Records from a collection:
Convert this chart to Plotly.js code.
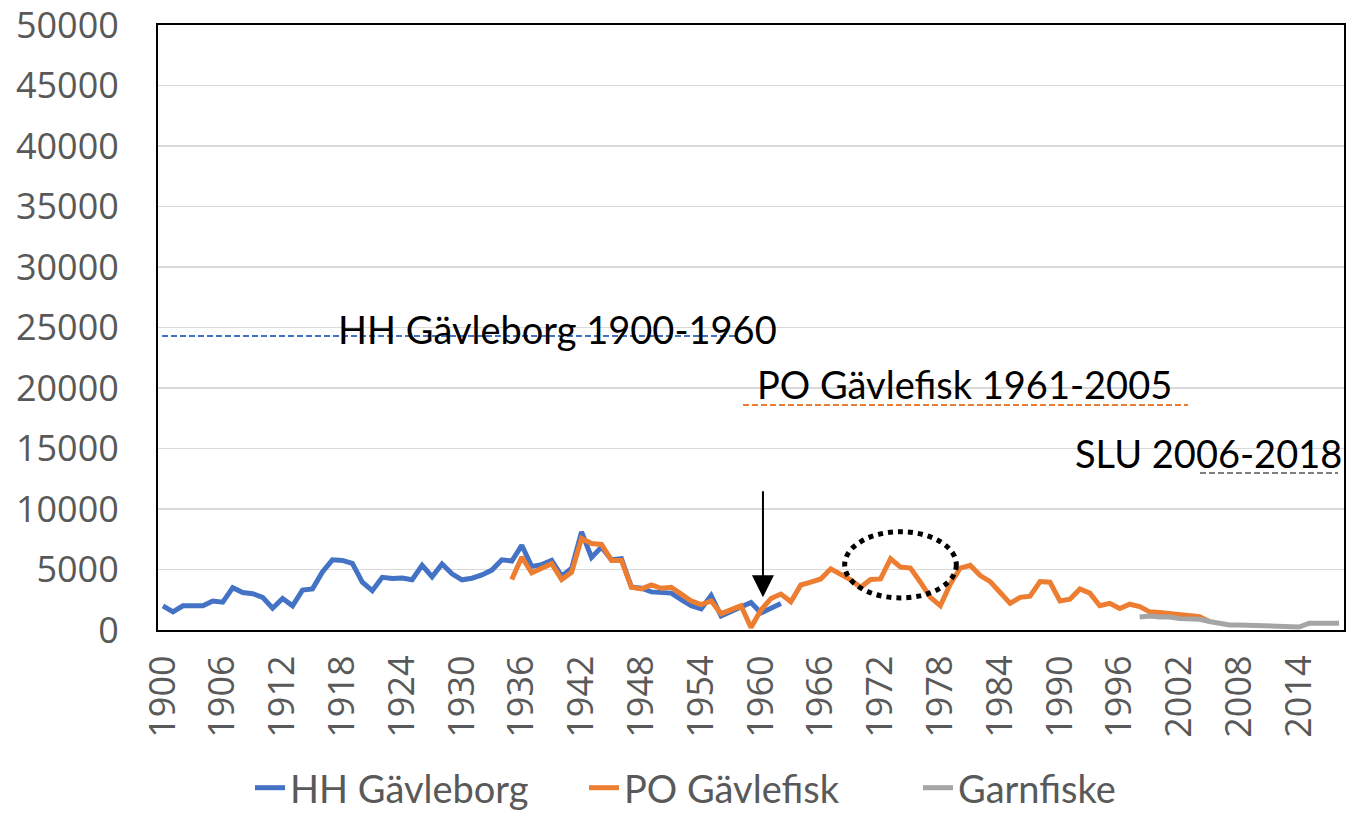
<!DOCTYPE html>
<html>
<head>
<meta charset="utf-8">
<script src="https://cdn.plot.ly/plotly-3.0.1.min.js"></script>
<style>html,body{margin:0;padding:0;background:#fff;}#chart{width:1348px;height:816px;}</style>
</head>
<body>
<div id="chart"></div>
<script>
// ---- data ----
const hhYears = [1900,1901,1902,1903,1904,1905,1906,1907,1908,1909,1910,1911,1912,1913,1914,1915,1916,1917,1918,1919,1920,1921,1922,1923,1924,1925,1926,1927,1928,1929,1930,1931,1932,1933,1934,1935,1936,1937,1938,1939,1940,1941,1942,1943,1944,1945,1946,1947,1948,1949,1950,1951,1952,1953,1954,1955,1956,1957,1958,1959,1960,1961,1962];
const hhValues = [2000,1500,2000,2000,2000,2400,2300,3500,3100,3000,2700,1800,2600,2000,3300,3400,4800,5800,5750,5500,3950,3250,4350,4250,4300,4150,5350,4400,5450,4640,4150,4280,4550,4950,5800,5700,7000,5250,5400,5750,4450,5100,8100,6000,6850,5800,5900,3550,3450,3150,3100,3050,2500,2000,1750,2850,1150,1550,1850,2270,1400,1850,2200];

const poYears = [1935,1936,1937,1938,1939,1940,1941,1942,1943,1944,1945,1946,1947,1948,1949,1950,1951,1952,1953,1954,1955,1956,1957,1958,1959,1960,1961,1962,1963,1964,1965,1966,1967,1968,1969,1970,1971,1972,1973,1974,1975,1976,1977,1978,1979,1980,1981,1982,1983,1984,1985,1986,1987,1988,1989,1990,1991,1992,1993,1994,1995,1996,1997,1998,1999,2000,2001,2002,2003,2004,2005];
const poValues = [4170,6030,4720,5120,5480,4170,4780,7570,7150,7070,5750,5750,3530,3400,3720,3450,3530,2970,2400,2100,2400,1350,1650,2000,200,1650,2600,2970,2330,3720,3950,4220,5060,4640,4140,3530,4170,4220,5890,5200,5120,3950,2700,2000,3800,5120,5340,4500,4000,3100,2200,2700,2800,4000,3950,2400,2550,3390,3050,2000,2200,1770,2130,1940,1500,1440,1350,1200,1100,1100,700];

const garnYears = [1998,1999,2000,2001,2002,2003,2004,2005,2006,2007,2008,2009,2010,2011,2012,2013,2014,2015,2016,2017,2018];
const garnValues = [1070,1150,1070,1070,940,940,890,700,560,420,420,380,350,300,250,250,250,560,590,560,560];

const seriesNames = ["HH Gävleborg", "PO Gävlefisk", "Garnfiske"];
const periodLabels = ["HH Gävleborg 1900-1960", "PO Gävlefisk 1961-2005", "SLU 2006-2018"];

// ---- layout helpers (pixel -> paper) ----
const W = 1348, H = 816;
const L = 158, R = 1344, T = 25, B = 630;
const px = x => (x - L) / (R - L);
const py = y => (B - y) / (B - T);

const traces = [
  {x: hhYears, y: hhValues, name: seriesNames[0], type: 'scatter', mode: 'lines',
   line: {color: '#4472C4', width: 5}},
  {x: poYears, y: poValues, name: seriesNames[1], type: 'scatter', mode: 'lines',
   line: {color: '#ED7D31', width: 5}},
  {x: garnYears, y: garnValues, name: seriesNames[2], type: 'scatter', mode: 'lines',
   line: {color: '#A5A5A5', width: 5}}
];

const tickFont = {family: 'Open Sans, DejaVu Sans, sans-serif', size: 36, color: '#595959'};
const annFont = {family: 'Lato, sans-serif', size: 38, color: '#000000'};

const layout = {
  width: W, height: H,
  margin: {l: L, r: W - R, t: T, b: H - B, pad: 0, autoexpand: false},
  paper_bgcolor: '#ffffff', plot_bgcolor: '#ffffff',
  showlegend: true,
  legend: {orientation: 'h', xref: 'container', yref: 'container',
           x: 250 / W, xanchor: 'left', y: (H - 788) / H, yanchor: 'middle',
           font: {family: 'Lato, sans-serif', size: 38, color: '#595959'},
           entrywidth: 289, bgcolor: 'rgba(0,0,0,0)'},
  xaxis: {type: 'linear', range: [1899.5, 2018.5], tick0: 1900, dtick: 6, tickangle: -90,
          tickfont: tickFont, showgrid: false, zeroline: false, ticks: '',
          showline: true, mirror: true, linecolor: '#000000', linewidth: 2,
          ticklabelstandoff: 9, automargin: false, ticklabeloverflow: 'allow'},
  yaxis: {range: [0, 50000], dtick: 5000, tickformat: 'd', tickfont: tickFont,
          showgrid: true, gridcolor: '#d9d9d9', gridwidth: 1.5, zeroline: false, ticks: '',
          showline: true, mirror: true, linecolor: '#000000', linewidth: 2,
          ticklabelstandoff: 30, automargin: false, ticklabeloverflow: 'allow'},
  shapes: [
    {type: 'line', xref: 'paper', yref: 'paper', x0: px(162), x1: px(735), y0: py(336), y1: py(336),
     line: {color: '#4472C4', width: 1.8, dash: '6px,3px'}},
    {type: 'line', xref: 'paper', yref: 'paper', x0: px(743), x1: px(1188), y0: py(405), y1: py(405),
     line: {color: '#ED7D31', width: 1.8, dash: '6px,3px'}},
    {type: 'line', xref: 'paper', yref: 'paper', x0: px(1200), x1: px(1338), y0: py(473), y1: py(473),
     line: {color: '#7F7F7F', width: 1.8, dash: '6px,3px'}},
    {type: 'circle', xref: 'x', yref: 'y', x0: 1968.4, x1: 1979.6, y0: 2650, y1: 8120,
     line: {color: '#000000', width: 5, dash: 'dot'}}
  ],
  annotations: [
    {xref: 'paper', yref: 'paper', x: px(336), y: py(329), xanchor: 'left', yanchor: 'middle',
     text: periodLabels[0], showarrow: false, font: annFont},
    {xref: 'paper', yref: 'paper', x: px(755), y: py(384), xanchor: 'left', yanchor: 'middle',
     text: periodLabels[1], showarrow: false, font: annFont},
    {xref: 'paper', yref: 'paper', x: px(1344), y: py(453), xanchor: 'right', yanchor: 'middle',
     text: periodLabels[2], showarrow: false, font: annFont},
    {xref: 'x', yref: 'y', axref: 'x', ayref: 'y', x: 1960.2, y: 2700, ax: 1960.2, ay: 11600,
     text: '', showarrow: true, arrowhead: 2, arrowsize: 2.2, arrowwidth: 2, arrowcolor: '#000000'}
  ]
};

Plotly.newPlot('chart', traces, layout, {displayModeBar: false, staticPlot: true});
</script>
</body>
</html>
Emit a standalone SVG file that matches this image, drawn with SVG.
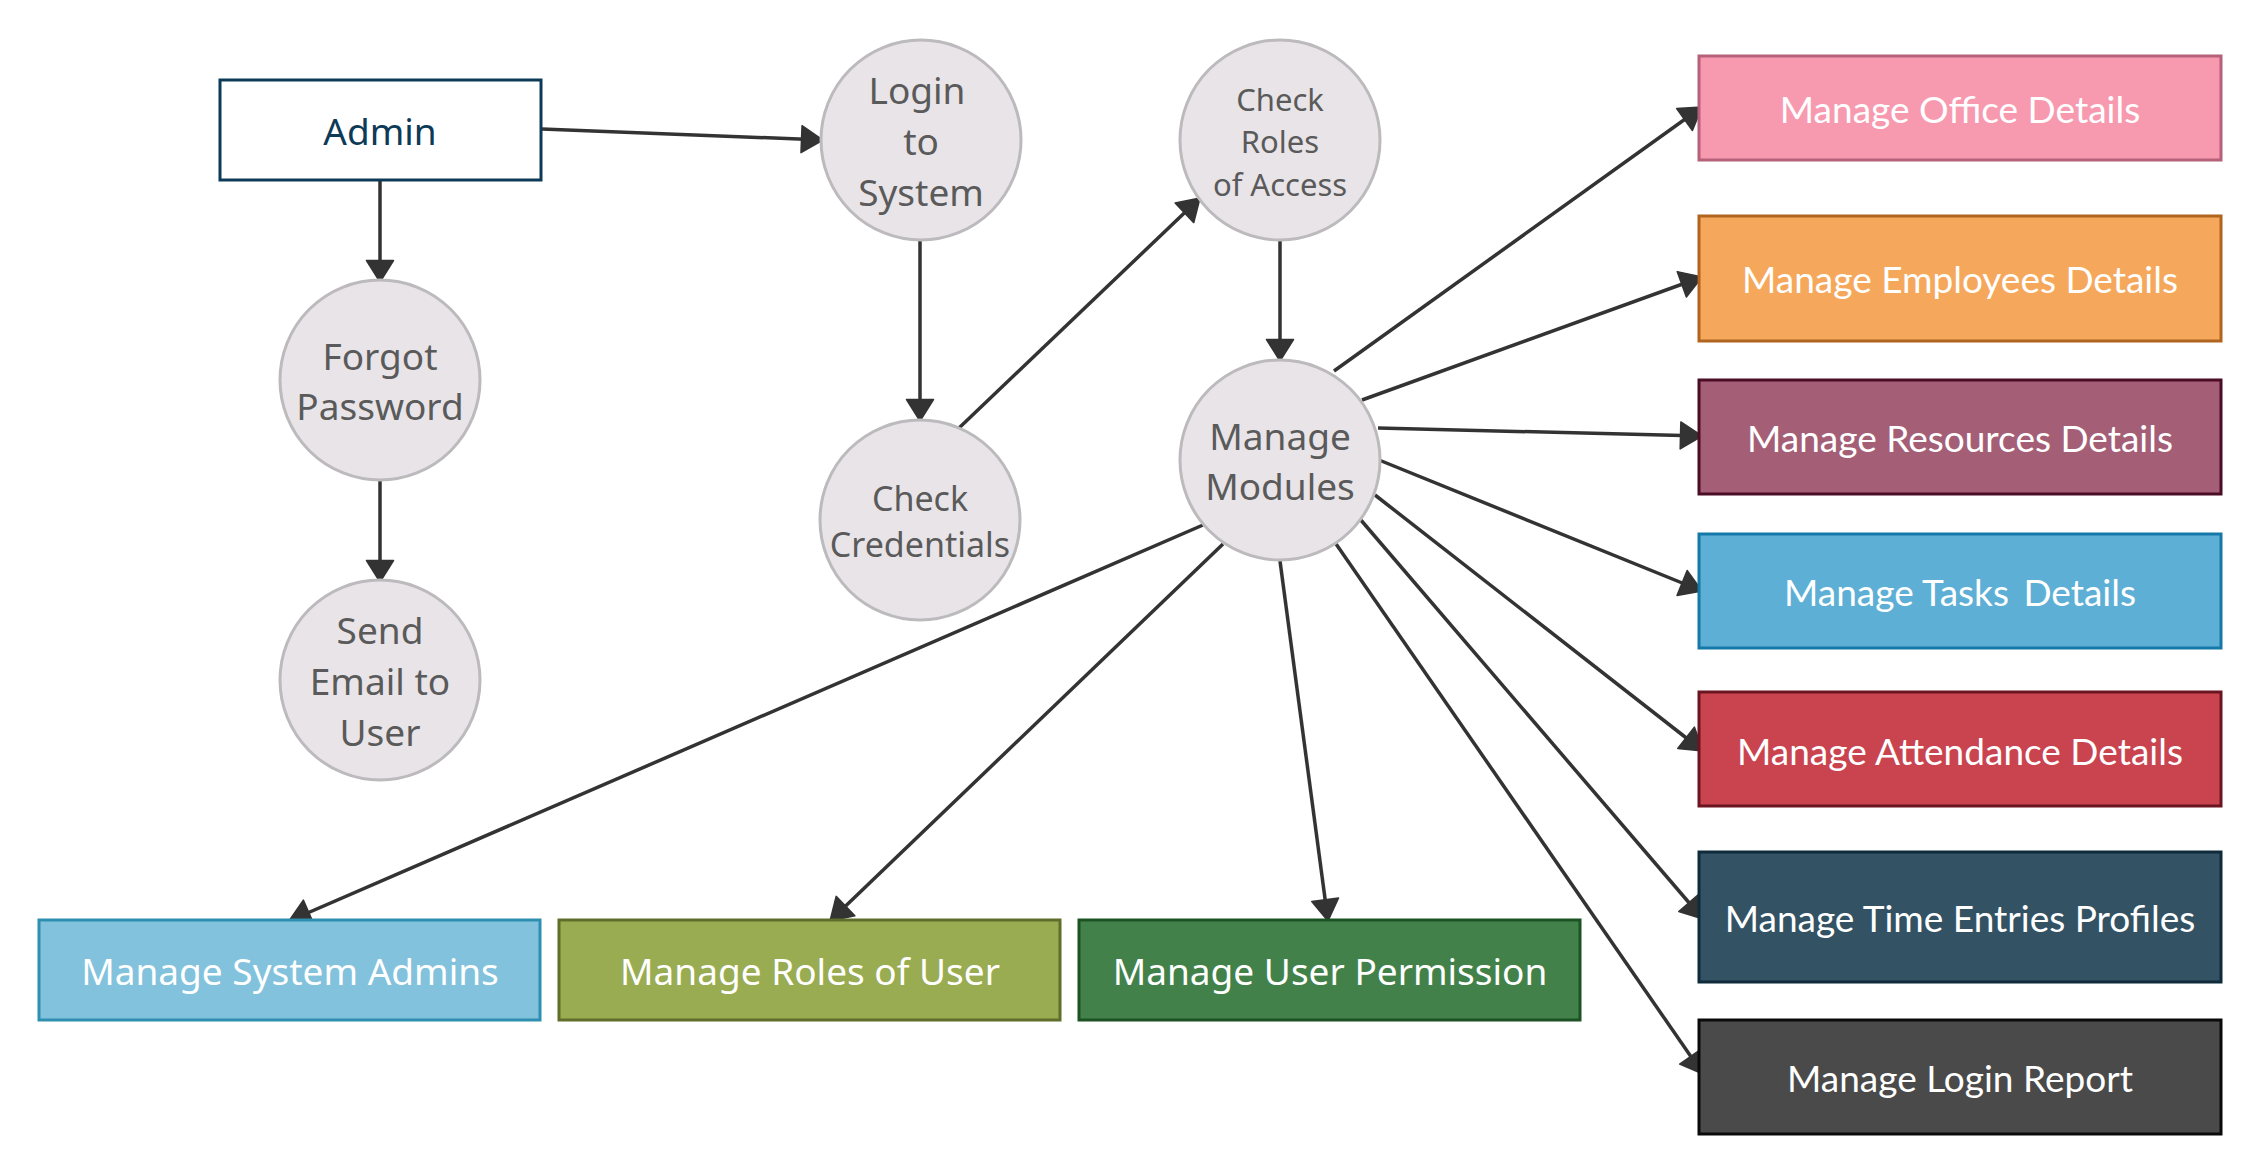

__Task to carry out__
Reproduce each line exactly as it appears, omitting the pictures.

__The completed task__
Convert this chart to Plotly.js code.
<!DOCTYPE html>
<html>
<head>
<meta charset="utf-8">
<script src="https://cdn.plot.ly/plotly-3.0.1.min.js"></script>
<style>html,body{margin:0;padding:0;background:#fff;}#chart{width:1348px;height:816px;}</style>
</head>
<body>
<div id="chart"></div>
<script>
// ---- data ----
const hhYears = [1900,1901,1902,1903,1904,1905,1906,1907,1908,1909,1910,1911,1912,1913,1914,1915,1916,1917,1918,1919,1920,1921,1922,1923,1924,1925,1926,1927,1928,1929,1930,1931,1932,1933,1934,1935,1936,1937,1938,1939,1940,1941,1942,1943,1944,1945,1946,1947,1948,1949,1950,1951,1952,1953,1954,1955,1956,1957,1958,1959,1960,1961,1962];
const hhValues = [2000,1500,2000,2000,2000,2400,2300,3500,3100,3000,2700,1800,2600,2000,3300,3400,4800,5800,5750,5500,3950,3250,4350,4250,4300,4150,5350,4400,5450,4640,4150,4280,4550,4950,5800,5700,7000,5250,5400,5750,4450,5100,8100,6000,6850,5800,5900,3550,3450,3150,3100,3050,2500,2000,1750,2850,1150,1550,1850,2270,1400,1850,2200];

const poYears = [1935,1936,1937,1938,1939,1940,1941,1942,1943,1944,1945,1946,1947,1948,1949,1950,1951,1952,1953,1954,1955,1956,1957,1958,1959,1960,1961,1962,1963,1964,1965,1966,1967,1968,1969,1970,1971,1972,1973,1974,1975,1976,1977,1978,1979,1980,1981,1982,1983,1984,1985,1986,1987,1988,1989,1990,1991,1992,1993,1994,1995,1996,1997,1998,1999,2000,2001,2002,2003,2004,2005];
const poValues = [4170,6030,4720,5120,5480,4170,4780,7570,7150,7070,5750,5750,3530,3400,3720,3450,3530,2970,2400,2100,2400,1350,1650,2000,200,1650,2600,2970,2330,3720,3950,4220,5060,4640,4140,3530,4170,4220,5890,5200,5120,3950,2700,2000,3800,5120,5340,4500,4000,3100,2200,2700,2800,4000,3950,2400,2550,3390,3050,2000,2200,1770,2130,1940,1500,1440,1350,1200,1100,1100,700];

const garnYears = [1998,1999,2000,2001,2002,2003,2004,2005,2006,2007,2008,2009,2010,2011,2012,2013,2014,2015,2016,2017,2018];
const garnValues = [1070,1150,1070,1070,940,940,890,700,560,420,420,380,350,300,250,250,250,560,590,560,560];

const seriesNames = ["HH Gävleborg", "PO Gävlefisk", "Garnfiske"];
const periodLabels = ["HH Gävleborg 1900-1960", "PO Gävlefisk 1961-2005", "SLU 2006-2018"];

// ---- layout helpers (pixel -> paper) ----
const W = 1348, H = 816;
const L = 158, R = 1344, T = 25, B = 630;
const px = x => (x - L) / (R - L);
const py = y => (B - y) / (B - T);

const traces = [
  {x: hhYears, y: hhValues, name: seriesNames[0], type: 'scatter', mode: 'lines',
   line: {color: '#4472C4', width: 5}},
  {x: poYears, y: poValues, name: seriesNames[1], type: 'scatter', mode: 'lines',
   line: {color: '#ED7D31', width: 5}},
  {x: garnYears, y: garnValues, name: seriesNames[2], type: 'scatter', mode: 'lines',
   line: {color: '#A5A5A5', width: 5}}
];

const tickFont = {family: 'Open Sans, DejaVu Sans, sans-serif', size: 36, color: '#595959'};
const annFont = {family: 'Lato, sans-serif', size: 38, color: '#000000'};

const layout = {
  width: W, height: H,
  margin: {l: L, r: W - R, t: T, b: H - B, pad: 0, autoexpand: false},
  paper_bgcolor: '#ffffff', plot_bgcolor: '#ffffff',
  showlegend: true,
  legend: {orientation: 'h', xref: 'container', yref: 'container',
           x: 250 / W, xanchor: 'left', y: (H - 788) / H, yanchor: 'middle',
           font: {family: 'Lato, sans-serif', size: 38, color: '#595959'},
           entrywidth: 289, bgcolor: 'rgba(0,0,0,0)'},
  xaxis: {type: 'linear', range: [1899.5, 2018.5], tick0: 1900, dtick: 6, tickangle: -90,
          tickfont: tickFont, showgrid: false, zeroline: false, ticks: '',
          showline: true, mirror: true, linecolor: '#000000', linewidth: 2,
          ticklabelstandoff: 9, automargin: false, ticklabeloverflow: 'allow'},
  yaxis: {range: [0, 50000], dtick: 5000, tickformat: 'd', tickfont: tickFont,
          showgrid: true, gridcolor: '#d9d9d9', gridwidth: 1.5, zeroline: false, ticks: '',
          showline: true, mirror: true, linecolor: '#000000', linewidth: 2,
          ticklabelstandoff: 30, automargin: false, ticklabeloverflow: 'allow'},
  shapes: [
    {type: 'line', xref: 'paper', yref: 'paper', x0: px(162), x1: px(735), y0: py(336), y1: py(336),
     line: {color: '#4472C4', width: 1.8, dash: '6px,3px'}},
    {type: 'line', xref: 'paper', yref: 'paper', x0: px(743), x1: px(1188), y0: py(405), y1: py(405),
     line: {color: '#ED7D31', width: 1.8, dash: '6px,3px'}},
    {type: 'line', xref: 'paper', yref: 'paper', x0: px(1200), x1: px(1338), y0: py(473), y1: py(473),
     line: {color: '#7F7F7F', width: 1.8, dash: '6px,3px'}},
    {type: 'circle', xref: 'x', yref: 'y', x0: 1968.4, x1: 1979.6, y0: 2650, y1: 8120,
     line: {color: '#000000', width: 5, dash: 'dot'}}
  ],
  annotations: [
    {xref: 'paper', yref: 'paper', x: px(336), y: py(329), xanchor: 'left', yanchor: 'middle',
     text: periodLabels[0], showarrow: false, font: annFont},
    {xref: 'paper', yref: 'paper', x: px(755), y: py(384), xanchor: 'left', yanchor: 'middle',
     text: periodLabels[1], showarrow: false, font: annFont},
    {xref: 'paper', yref: 'paper', x: px(1344), y: py(453), xanchor: 'right', yanchor: 'middle',
     text: periodLabels[2], showarrow: false, font: annFont},
    {xref: 'x', yref: 'y', axref: 'x', ayref: 'y', x: 1960.2, y: 2700, ax: 1960.2, ay: 11600,
     text: '', showarrow: true, arrowhead: 2, arrowsize: 2.2, arrowwidth: 2, arrowcolor: '#000000'}
  ]
};

Plotly.newPlot('chart', traces, layout, {displayModeBar: false, staticPlot: true});
</script>
</body>
</html>
Emit a standalone SVG file that matches this image, drawn with SVG.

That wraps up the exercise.